[begin Data supplied]

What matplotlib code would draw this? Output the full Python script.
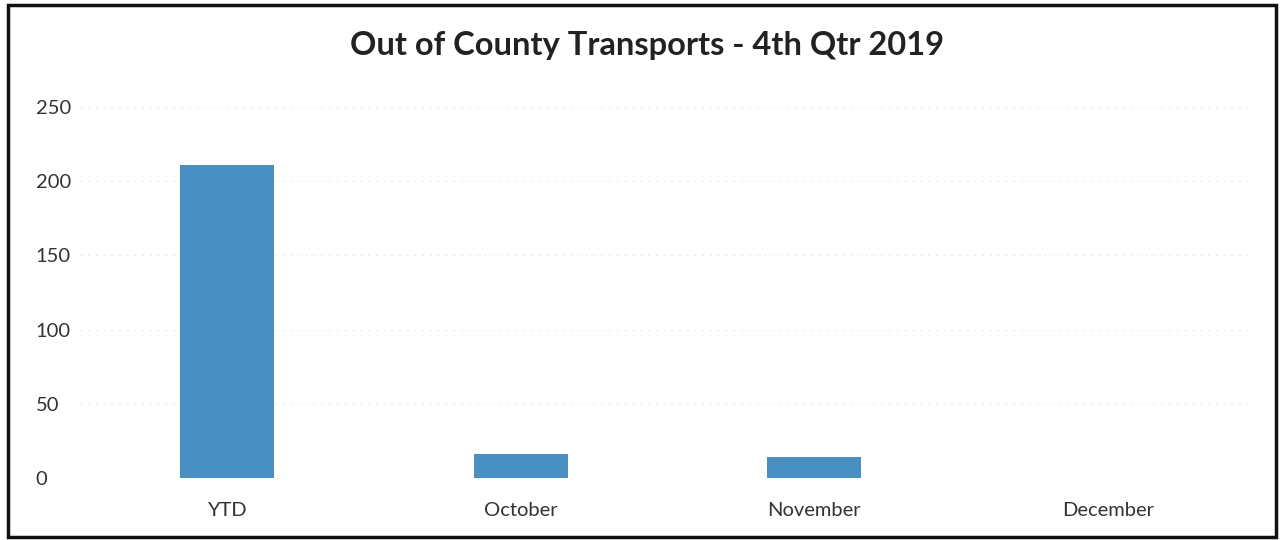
import matplotlib.pyplot as plt
from matplotlib.patches import Rectangle

categories = ["YTD", "October", "November", "December"]
transports = [211, 16, 14, 0]
y_ticks = [0, 50, 100, 150, 200, 250]

plt.rcParams["font.family"] = ["Lato", "DejaVu Sans"]

fig = plt.figure(figsize=(12.83, 5.4), dpi=100)
ax = fig.add_axes([80 / 1283, 1 - 478 / 540, 1175 / 1283, 371 / 540])

x = range(len(categories))
ax.bar(x, transports, width=0.32, color="#4a8fc2", zorder=2)

ax.set_xlim(-0.5, len(categories) - 0.5)
ax.set_ylim(0, 250)
ax.set_yticks(y_ticks)
ax.set_xticks(list(x))
ax.set_xticklabels(categories)
ax.tick_params(axis="both", length=0, labelsize=14.5, colors="#333333")
ax.tick_params(axis="x", pad=17)
ax.tick_params(axis="y", pad=32)
for lbl in ax.get_yticklabels():
    lbl.set_horizontalalignment("left")

ax.yaxis.grid(True, color="#dddddd", linestyle=(0, (1, 6)), linewidth=0.8, zorder=0)
for s in ax.spines.values():
    s.set_visible(False)

fig.text(0.504, 1 - 45 / 540, "Out of County Transports - 4th Qtr 2019",
         ha="center", va="center", fontsize=23.5, fontweight="bold", color="#222222")

# outer frame
fig.patches.append(Rectangle((8 / 1283, 3 / 540), 1268 / 1283, 532 / 540,
                             transform=fig.transFigure, fill=False,
                             edgecolor="#111111", linewidth=2.5))

fig.savefig("out.png", dpi=100)
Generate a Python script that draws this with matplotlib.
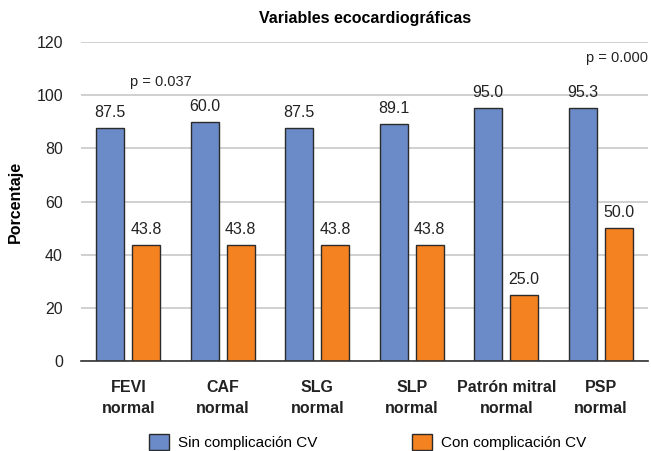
import matplotlib
matplotlib.use("Agg")
import matplotlib.pyplot as plt
import numpy as np

categorias = ["FEVI\nnormal", "CAF\nnormal", "SLG\nnormal", "SLP\nnormal",
              "Patrón mitral\nnormal", "PSP\nnormal"]
sin_cv = [87.5, 90.0, 87.5, 89.1, 95.0, 95.3]
con_cv = [43.8, 43.8, 43.8, 43.8, 25.0, 50.0]
# etiquetas tal como aparecen en la figura original
etiq_sin = ["87.5", "60.0", "87.5", "89.1", "95.0", "95.3"]
etiq_con = ["43.8", "43.8", "43.8", "43.8", "25.0", "50.0"]
yticks = [0, 20, 40, 60, 80, 100, 120]

plt.rcParams.update({
    "font.family": ["Liberation Sans", "DejaVu Sans"],
    "font.size": 11,
    "figure.facecolor": "white",
    "axes.facecolor": "white",
})

AZUL = "#6a8ac8"
NARANJA = "#f58220"
BORDE = "#2b2b2b"

fig = plt.figure(figsize=(6.51, 4.51), dpi=100)
ax = fig.add_axes([81 / 651, 1 - 361 / 451, 567 / 651, 319 / 451])

x = np.arange(len(categorias))
w = 0.296
off = 0.19
b1 = ax.bar(x - off, sin_cv, w, color=AZUL, edgecolor=BORDE, linewidth=1.0,
            label="Sin complicación CV", zorder=3)
b2 = ax.bar(x + off, con_cv, w, color=NARANJA, edgecolor=BORDE, linewidth=1.0,
            label="Con complicación CV", zorder=3)

for rect, t in zip(b1, etiq_sin):
    ax.text(rect.get_x() + rect.get_width() / 2, rect.get_height() + 3, t,
            ha="center", va="bottom", fontsize=11.5, color="#222222")
for rect, t in zip(b2, etiq_con):
    ax.text(rect.get_x() + rect.get_width() / 2, rect.get_height() + 3, t,
            ha="center", va="bottom", fontsize=11.5, color="#222222")

ax.text(0.34, 105, "p = 0.037", ha="center", va="center", fontsize=10.5, color="#222222")
ax.text(5.5, 114, "p = 0.000", ha="right", va="center", fontsize=10.5, color="#222222")

ax.set_xlim(-0.5, len(categorias) - 0.5)
ax.set_ylim(0, 120)
ax.set_yticks(yticks)
ax.set_xticks(x)
ax.set_xticklabels(categorias, fontweight="bold", fontsize=11.5, linespacing=1.5)
ax.tick_params(axis="both", length=0, colors="#222222")
ax.tick_params(axis="y", labelsize=11.5)
ax.tick_params(axis="x", pad=14)
ax.tick_params(axis="y", pad=13)
ax.grid(axis="y", color="#c8c8c8", linewidth=1.2, zorder=0)
for s in ["top", "right", "left"]:
    ax.spines[s].set_visible(False)
ax.spines["bottom"].set_color("#333333")
ax.spines["bottom"].set_linewidth(1.2)
ax.spines["bottom"].set_zorder(4)

ax.set_ylabel("Porcentaje", fontweight="bold", fontsize=11.5, labelpad=10)
fig.text(365 / 651, 1 - 18 / 451, "Variables ecocardiográficas", ha="center", va="center",
         fontweight="bold", fontsize=11.5)

fig.legend(handles=[b1, b2], loc="center", bbox_to_anchor=(368 / 651, 1 - 442 / 451), ncol=2,
           frameon=False, fontsize=11, columnspacing=6.2, handlelength=1.3, handleheight=1.3,
           handletextpad=0.6)

fig.savefig("out.png", dpi=100)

[end Data supplied]

- Task requirements:
Reproduce all of the material exactly, apart from the pictures.

- Response to this exercise:
What matplotlib code would draw this? Output the full Python script.
import matplotlib.pyplot as plt
from matplotlib.patches import Rectangle

categories = ["YTD", "October", "November", "December"]
transports = [211, 16, 14, 0]
y_ticks = [0, 50, 100, 150, 200, 250]

plt.rcParams["font.family"] = ["Lato", "DejaVu Sans"]

fig = plt.figure(figsize=(12.83, 5.4), dpi=100)
ax = fig.add_axes([80 / 1283, 1 - 478 / 540, 1175 / 1283, 371 / 540])

x = range(len(categories))
ax.bar(x, transports, width=0.32, color="#4a8fc2", zorder=2)

ax.set_xlim(-0.5, len(categories) - 0.5)
ax.set_ylim(0, 250)
ax.set_yticks(y_ticks)
ax.set_xticks(list(x))
ax.set_xticklabels(categories)
ax.tick_params(axis="both", length=0, labelsize=14.5, colors="#333333")
ax.tick_params(axis="x", pad=17)
ax.tick_params(axis="y", pad=32)
for lbl in ax.get_yticklabels():
    lbl.set_horizontalalignment("left")

ax.yaxis.grid(True, color="#dddddd", linestyle=(0, (1, 6)), linewidth=0.8, zorder=0)
for s in ax.spines.values():
    s.set_visible(False)

fig.text(0.504, 1 - 45 / 540, "Out of County Transports - 4th Qtr 2019",
         ha="center", va="center", fontsize=23.5, fontweight="bold", color="#222222")

# outer frame
fig.patches.append(Rectangle((8 / 1283, 3 / 540), 1268 / 1283, 532 / 540,
                             transform=fig.transFigure, fill=False,
                             edgecolor="#111111", linewidth=2.5))

fig.savefig("out.png", dpi=100)
Generate a Python script that draws this with matplotlib.
import matplotlib
matplotlib.use("Agg")
import matplotlib.pyplot as plt
import numpy as np

categorias = ["FEVI\nnormal", "CAF\nnormal", "SLG\nnormal", "SLP\nnormal",
              "Patrón mitral\nnormal", "PSP\nnormal"]
sin_cv = [87.5, 90.0, 87.5, 89.1, 95.0, 95.3]
con_cv = [43.8, 43.8, 43.8, 43.8, 25.0, 50.0]
# etiquetas tal como aparecen en la figura original
etiq_sin = ["87.5", "60.0", "87.5", "89.1", "95.0", "95.3"]
etiq_con = ["43.8", "43.8", "43.8", "43.8", "25.0", "50.0"]
yticks = [0, 20, 40, 60, 80, 100, 120]

plt.rcParams.update({
    "font.family": ["Liberation Sans", "DejaVu Sans"],
    "font.size": 11,
    "figure.facecolor": "white",
    "axes.facecolor": "white",
})

AZUL = "#6a8ac8"
NARANJA = "#f58220"
BORDE = "#2b2b2b"

fig = plt.figure(figsize=(6.51, 4.51), dpi=100)
ax = fig.add_axes([81 / 651, 1 - 361 / 451, 567 / 651, 319 / 451])

x = np.arange(len(categorias))
w = 0.296
off = 0.19
b1 = ax.bar(x - off, sin_cv, w, color=AZUL, edgecolor=BORDE, linewidth=1.0,
            label="Sin complicación CV", zorder=3)
b2 = ax.bar(x + off, con_cv, w, color=NARANJA, edgecolor=BORDE, linewidth=1.0,
            label="Con complicación CV", zorder=3)

for rect, t in zip(b1, etiq_sin):
    ax.text(rect.get_x() + rect.get_width() / 2, rect.get_height() + 3, t,
            ha="center", va="bottom", fontsize=11.5, color="#222222")
for rect, t in zip(b2, etiq_con):
    ax.text(rect.get_x() + rect.get_width() / 2, rect.get_height() + 3, t,
            ha="center", va="bottom", fontsize=11.5, color="#222222")

ax.text(0.34, 105, "p = 0.037", ha="center", va="center", fontsize=10.5, color="#222222")
ax.text(5.5, 114, "p = 0.000", ha="right", va="center", fontsize=10.5, color="#222222")

ax.set_xlim(-0.5, len(categorias) - 0.5)
ax.set_ylim(0, 120)
ax.set_yticks(yticks)
ax.set_xticks(x)
ax.set_xticklabels(categorias, fontweight="bold", fontsize=11.5, linespacing=1.5)
ax.tick_params(axis="both", length=0, colors="#222222")
ax.tick_params(axis="y", labelsize=11.5)
ax.tick_params(axis="x", pad=14)
ax.tick_params(axis="y", pad=13)
ax.grid(axis="y", color="#c8c8c8", linewidth=1.2, zorder=0)
for s in ["top", "right", "left"]:
    ax.spines[s].set_visible(False)
ax.spines["bottom"].set_color("#333333")
ax.spines["bottom"].set_linewidth(1.2)
ax.spines["bottom"].set_zorder(4)

ax.set_ylabel("Porcentaje", fontweight="bold", fontsize=11.5, labelpad=10)
fig.text(365 / 651, 1 - 18 / 451, "Variables ecocardiográficas", ha="center", va="center",
         fontweight="bold", fontsize=11.5)

fig.legend(handles=[b1, b2], loc="center", bbox_to_anchor=(368 / 651, 1 - 442 / 451), ncol=2,
           frameon=False, fontsize=11, columnspacing=6.2, handlelength=1.3, handleheight=1.3,
           handletextpad=0.6)

fig.savefig("out.png", dpi=100)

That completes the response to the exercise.